▶ [DATA LINES]
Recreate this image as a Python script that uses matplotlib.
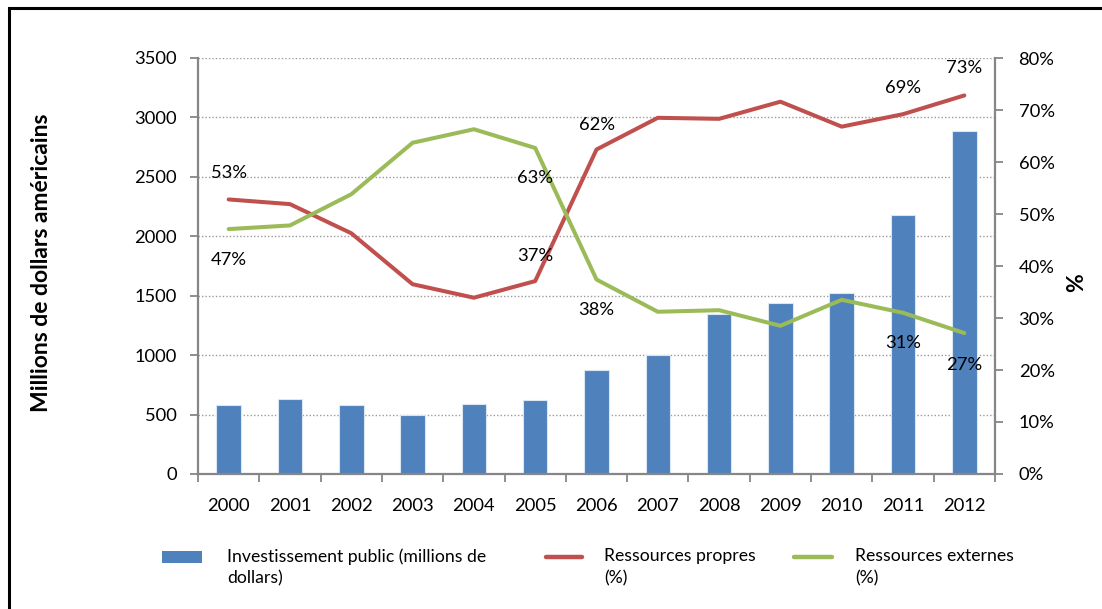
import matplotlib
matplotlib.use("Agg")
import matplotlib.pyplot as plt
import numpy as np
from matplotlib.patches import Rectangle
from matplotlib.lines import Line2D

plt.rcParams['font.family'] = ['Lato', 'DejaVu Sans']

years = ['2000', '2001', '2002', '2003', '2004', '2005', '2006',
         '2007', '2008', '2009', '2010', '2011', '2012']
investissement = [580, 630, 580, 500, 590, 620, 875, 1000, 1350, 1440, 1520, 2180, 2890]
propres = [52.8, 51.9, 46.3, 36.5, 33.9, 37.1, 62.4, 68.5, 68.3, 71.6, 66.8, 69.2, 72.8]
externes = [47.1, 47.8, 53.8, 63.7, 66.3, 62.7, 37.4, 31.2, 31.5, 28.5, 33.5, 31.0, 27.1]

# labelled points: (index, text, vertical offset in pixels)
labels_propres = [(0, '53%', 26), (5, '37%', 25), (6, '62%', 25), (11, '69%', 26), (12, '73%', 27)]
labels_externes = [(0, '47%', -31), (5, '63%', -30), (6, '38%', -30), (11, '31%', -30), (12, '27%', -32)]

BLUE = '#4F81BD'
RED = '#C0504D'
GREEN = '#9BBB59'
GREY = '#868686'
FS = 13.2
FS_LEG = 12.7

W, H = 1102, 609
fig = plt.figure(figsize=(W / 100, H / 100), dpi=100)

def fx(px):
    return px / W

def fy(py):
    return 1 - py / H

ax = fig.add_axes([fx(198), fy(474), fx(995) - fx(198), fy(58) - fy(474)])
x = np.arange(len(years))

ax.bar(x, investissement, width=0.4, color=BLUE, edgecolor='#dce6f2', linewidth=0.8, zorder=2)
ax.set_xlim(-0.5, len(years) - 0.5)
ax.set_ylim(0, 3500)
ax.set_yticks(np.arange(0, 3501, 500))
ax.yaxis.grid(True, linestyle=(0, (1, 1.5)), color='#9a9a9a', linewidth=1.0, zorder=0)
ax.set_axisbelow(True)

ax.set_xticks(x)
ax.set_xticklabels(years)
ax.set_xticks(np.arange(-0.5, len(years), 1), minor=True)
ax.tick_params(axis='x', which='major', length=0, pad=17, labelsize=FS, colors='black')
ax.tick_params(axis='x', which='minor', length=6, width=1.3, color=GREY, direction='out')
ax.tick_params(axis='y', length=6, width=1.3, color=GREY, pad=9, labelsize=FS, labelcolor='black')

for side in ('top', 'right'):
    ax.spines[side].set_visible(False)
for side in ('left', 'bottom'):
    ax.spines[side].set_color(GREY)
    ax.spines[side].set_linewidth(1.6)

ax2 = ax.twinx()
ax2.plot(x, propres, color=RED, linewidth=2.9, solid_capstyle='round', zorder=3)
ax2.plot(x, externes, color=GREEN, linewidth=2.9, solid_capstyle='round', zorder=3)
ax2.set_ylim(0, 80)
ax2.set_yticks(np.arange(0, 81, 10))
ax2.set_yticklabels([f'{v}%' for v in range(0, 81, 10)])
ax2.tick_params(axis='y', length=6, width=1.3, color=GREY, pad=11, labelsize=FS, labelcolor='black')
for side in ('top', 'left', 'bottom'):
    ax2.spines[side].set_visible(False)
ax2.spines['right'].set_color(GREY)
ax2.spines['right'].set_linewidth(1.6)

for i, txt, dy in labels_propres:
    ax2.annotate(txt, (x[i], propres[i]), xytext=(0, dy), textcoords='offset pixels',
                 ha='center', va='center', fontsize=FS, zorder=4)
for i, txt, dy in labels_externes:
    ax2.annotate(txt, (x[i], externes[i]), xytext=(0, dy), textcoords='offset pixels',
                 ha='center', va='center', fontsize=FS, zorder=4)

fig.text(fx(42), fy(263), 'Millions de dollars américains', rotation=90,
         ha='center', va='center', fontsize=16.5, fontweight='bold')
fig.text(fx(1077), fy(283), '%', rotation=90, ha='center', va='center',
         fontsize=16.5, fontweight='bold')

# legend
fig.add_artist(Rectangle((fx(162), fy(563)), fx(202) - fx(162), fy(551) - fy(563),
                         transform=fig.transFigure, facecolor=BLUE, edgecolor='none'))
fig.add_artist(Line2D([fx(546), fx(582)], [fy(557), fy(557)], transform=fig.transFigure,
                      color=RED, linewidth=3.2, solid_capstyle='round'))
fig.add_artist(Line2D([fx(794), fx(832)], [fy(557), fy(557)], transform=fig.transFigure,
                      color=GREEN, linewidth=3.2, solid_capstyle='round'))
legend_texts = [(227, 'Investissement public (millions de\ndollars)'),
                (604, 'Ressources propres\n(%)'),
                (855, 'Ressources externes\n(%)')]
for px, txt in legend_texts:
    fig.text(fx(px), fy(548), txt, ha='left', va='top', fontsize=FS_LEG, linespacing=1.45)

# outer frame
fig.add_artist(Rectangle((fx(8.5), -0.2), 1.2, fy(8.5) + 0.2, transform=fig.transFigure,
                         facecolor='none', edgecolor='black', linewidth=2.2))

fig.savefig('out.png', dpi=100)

▶ [EXERCISE REQUIREMENTS]
Take the lines from the start of the material to the line with "(12, '27%', -32)]", both included, and transcribe them exactly without the pictures.

▶ [ANSWER TO THE PROBLEM]
Recreate this image as a Python script that uses matplotlib.
import matplotlib
matplotlib.use("Agg")
import matplotlib.pyplot as plt
import numpy as np
from matplotlib.patches import Rectangle
from matplotlib.lines import Line2D

plt.rcParams['font.family'] = ['Lato', 'DejaVu Sans']

years = ['2000', '2001', '2002', '2003', '2004', '2005', '2006',
         '2007', '2008', '2009', '2010', '2011', '2012']
investissement = [580, 630, 580, 500, 590, 620, 875, 1000, 1350, 1440, 1520, 2180, 2890]
propres = [52.8, 51.9, 46.3, 36.5, 33.9, 37.1, 62.4, 68.5, 68.3, 71.6, 66.8, 69.2, 72.8]
externes = [47.1, 47.8, 53.8, 63.7, 66.3, 62.7, 37.4, 31.2, 31.5, 28.5, 33.5, 31.0, 27.1]

# labelled points: (index, text, vertical offset in pixels)
labels_propres = [(0, '53%', 26), (5, '37%', 25), (6, '62%', 25), (11, '69%', 26), (12, '73%', 27)]
labels_externes = [(0, '47%', -31), (5, '63%', -30), (6, '38%', -30), (11, '31%', -30), (12, '27%', -32)]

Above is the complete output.